# Truma heater cutting out



## dwbaird (Feb 18, 2007)

Just spent a week away and the heater keeps cutting out. It is a truma 3002S. It will work for about 3 to 5 mins and cut out ,the electronic igniter kicks in but will not relight it. If i push the main button down it lights but will cut out once released. Once left for a short while can be used again, is this a major problem or a simple fix and does the battery that is fitted cause this. Lucky the weather was warm.


----------



## clive1821 (Mar 27, 2010)

I might be able to suggest some things to look at, if you light up say three rings of your gas hob, dose the flames all stay at full height? if not suspect the gas bottle being empty, the regulator being faulty which is a common fault, I assume you are using propane gas... just a few basic things to look at first... I can be a real can of worms to fault find.... hope this is the starting point, then we go to the gas jet and the thermocouple in the heater etc... best of luck


----------



## dwbaird (Feb 18, 2007)

bulk tank fitted and full , fridge,water, and hob all working fine, a red led at the bottom on the heater comes on when the flame goes out, not sure what that means


----------



## b2tus (Sep 7, 2009)

Is there an external flue cover for the Truma boiler fitted? If so, have you left it on?
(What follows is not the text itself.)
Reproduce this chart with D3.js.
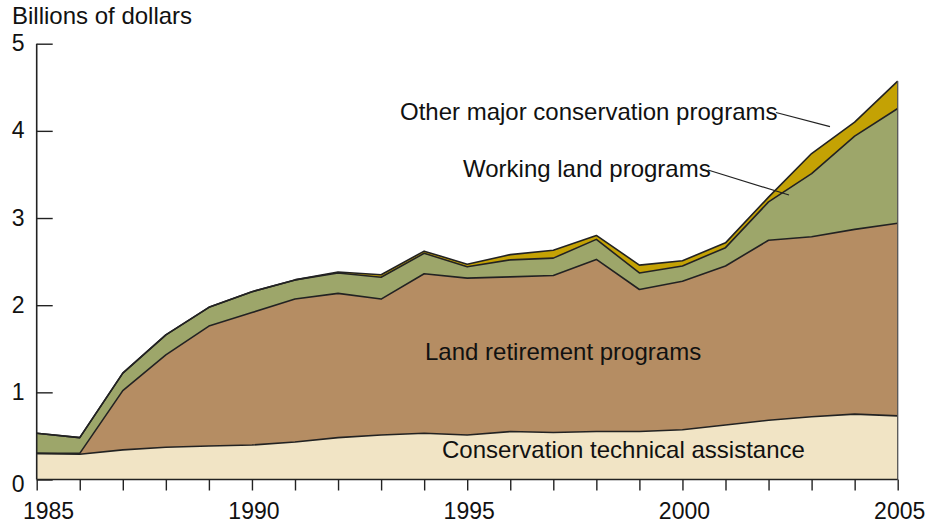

Not meant to be a silly question......I left mine on last week and spent an hour wondering what the hell was wrong.

Wandered around the outside of the M/H and there was the answer to my problem staring at me.


----------



## dwbaird (Feb 18, 2007)

The flue is the chimney type but will get the step ladder out and check it out, but there are a couple of mobile fitters around here will book it with one of them for a check up


----------



## dwbaird (Feb 18, 2007)

I seemed to have fixed it, took front cover off and the only thing amiss was a small bit of metal with two wires going to it. Put it back in its slot and bent the tabs over to secure it, ran the heating for 30 mins and no problem, probable our pot holed roads shook it loose


----------